Он сворачивал из газеты подзорную трубу и принимался подолгу, с таинственной улыбкой на устах, смотреть на какое–нибудь дерево или балкон, то отрываясь, то снова жадно припадая к бумажному окуляру. Трюк всюду срабатывал одинаково. Пешеходы задирали головы, таксисты сбрасывали скорость и, приспустив боковое стекло, выглядывали наружу, заинтригованные чистильщики обуви бросали свою работу. У клетки сбивались кучки зевак, звучали толки, восклицания, насмешки, становившиеся тем развязней, чем меньше на них реагировал диктатор. Иные доходили до того, что лезли на деревья и крыши в тщетной надежде разгадать загадку. В Виго один неугомонный толстяк, затесавшийся в толпу любопытных, долго вертелся, вставал на цыпочки, выворачивал себе шею, а под занавес, не стерпев, прокричал истерическим голосом: «Объясни же, наконец, странный ты человек, куда ты смотришь?». «На твою задницу, идиот!» — оторвавшись от трубы, вдруг рявкнул Авельянеда, повергнув площадь в экстаз, а багрового толстяка — в позорное бегство с хохочущей авансцены.
Народ сразу — и притом безошибочно — угадал в поступках диктатора брошенный себе вызов, и мысль о душевном расстройстве отпала сама собой. Лишь в Ла—Корунье его попытались подвергнуть медицинскому освидетельствованию. Сквозь гудящий пчелиный рой, слетевшийся посмотреть на деспота в треуголке, продрался патлатый доктор с маленьким саком в руках и двумя громоздкими санитарами в арьергарде. Обаятельно улыбаясь, он поднялся на пьедестал, поклонился публике, как патентованный укротитель перед смертельным рандеву со львом, и, артистическим жестом отстранив помощников, шагнул в отпертую Хоакином клетку. Он улыбался, приветствуя пациента, улыбался, ставя на стол свой сак и потирая сдобные ручки. Но когда диктатор приблизился и, наклонясь, что–то зашептал доктору на ухо, улыбка сбежала с его лица. «О Господи!» — охнул кто–то в толпе. На глазах у взволнованных горожан лицо доктора набухло отвращением и стыдом, оно сделалось как спелая брюква, как тарелка гаспачо с красным перцем. «Он здоров! Здоров!» — завопил укротитель и, схватив чемоданчик, бросился вон из клетки. Рой загудел пуще прежнего. Дуболомы в халатах, не меняя выражения лица, последовали за маэстро.

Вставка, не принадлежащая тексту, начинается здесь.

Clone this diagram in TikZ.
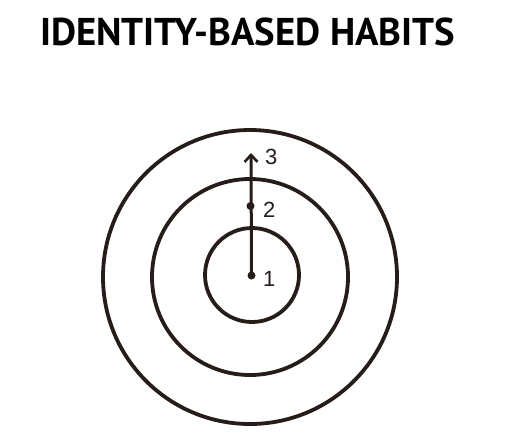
\documentclass[tikz,border=0pt]{standalone}
\usepackage{fontspec}
\setmainfont{PT Sans}
\newfontfamily\handfont{Liberation Sans}
\usetikzlibrary{arrows.meta}
\definecolor{ink}{RGB}{38,28,26}
\begin{document}
\begin{tikzpicture}[x=1pt,y=-1pt,
  ring/.style={draw=ink,line width=3.8pt},
  pt/.style={circle,fill=ink,inner sep=0pt,minimum size=8pt},
  numlabel/.style={text=ink,font=\handfont\fontsize{22}{22}\selectfont,anchor=west,inner sep=0pt},
  titletext/.style={font=\bfseries\fontsize{35}{35}\selectfont,anchor=base west,inner sep=0pt}]
\useasboundingbox (0,0) rectangle (510,440);
\node[titletext] (title) at (40,45) {\resizebox{415pt}{!}{IDENTITY-BASED HABITS}};
\coordinate (c) at (250,277);
\draw[ring] (c) circle[radius=147];
\draw[ring] (c) circle[radius=98];
\draw[ring] (252,275) circle[radius=47];
\node[pt] (p1) at (251.5,275.5) {};
\node[pt] (p2) at (250.5,206) {};
\coordinate (p3) at (251,153);
\draw[ink,line width=3pt,-{Straight Barb[length=7pt,width=13pt,line width=2.6pt]}] (p1.center) -- (p3);
\node[numlabel] (l1) at (263,279) {1};
\node[numlabel] (l2) at (263,210) {2};
\node[numlabel] (l3) at (265,157) {3};
\end{tikzpicture}
\end{document}
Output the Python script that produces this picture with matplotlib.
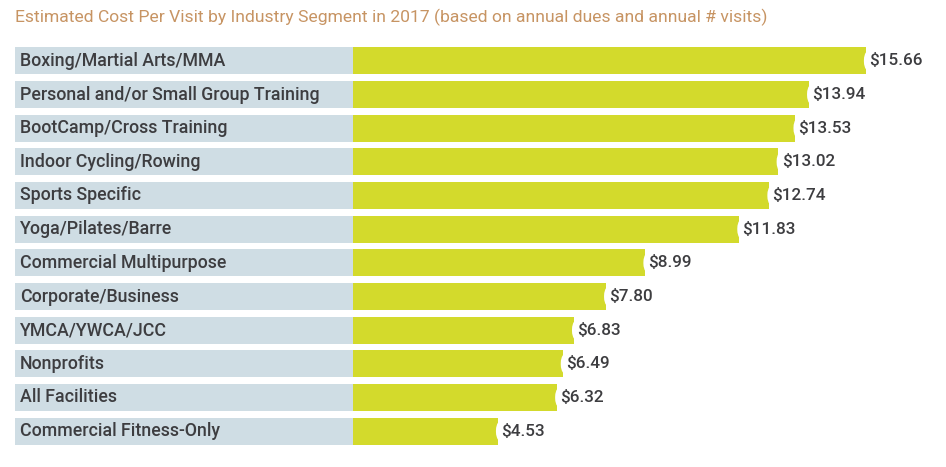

Весть о том, что диктатор чудит, летела впереди «Паккарда». На площадях снова стали собираться толпы народу, как в первые дни, когда вся страна спешила излить ему свой праведный гнев. Мышь, уже было умерщвленная, вдруг ожила и даже оскалила зубки, и глаза кошки вновь вспыхнули алчным огнем. Толпа, чье самолюбие особенно уязвимо, попыталась снова раздавить его, унизить, показать ему свою власть, но теперь все ее попытки разбивались о его железное спокойствие.
«Эй, толстозадый, не валяй дурака, все равно не поможет! Спускайся к нам, chico, мы ужо скостим тебе срок!» — кричали ему с галерки, а он предавался роскошнейшей в мире трапезе или, надвинув треуголку на самые брови, прохаживался вдоль решетки, испепеляя взглядом вражеские полки. А не то застывал в какой–нибудь нелепейшей позе и простаивал так целые часы, не подвластный ни ветру, ни воплям озорников. Исчерпав весь свой словарный запас, толпа свирепела, в клетку летела всякая дрянь (полиция и охрана с трудом сдерживали смутьянов), но даже метко пущенные камешки и окурки не могли заставить его пошевелиться. Лишь под вечер, когда посрамленная публика расходилась, Авельянеда оттаивал и, мучительно охнув, испускал в урыльник скопившуюся струю. Кости ломило от напряжения, но дух ликовал, как в те далекие времена, когда он с горсткой солдат обращал в бегство целые полки мятежных берберов.
Впрочем, теперь он без малейшего стеснения облегчался и при свете дня. Карающее судно больше не летело в насмешников — отныне Авельянеда опрастывал нутро с мужественным бесстрастием, навсегда упразднив в своем решетчатом государстве лживое понятие морали. Он устраивал из этого целые представления. Дождавшись минуты, когда у клетки соберется побольше народу, он театрально откашливался, спускал штаны и, обмахиваясь газеткой — мол, хороший сегодня денек, не правда ли? — присаживался на судно. Если действо сопровождалось некоторыми естественными звуками, он старался усилить их, чем приводил ревущую толпу в животный восторг. По завершении процедуры в клетку летели монеты, площадь заходилась в овации, а сам исполнитель ответствовал публике коротким небрежным поклоном.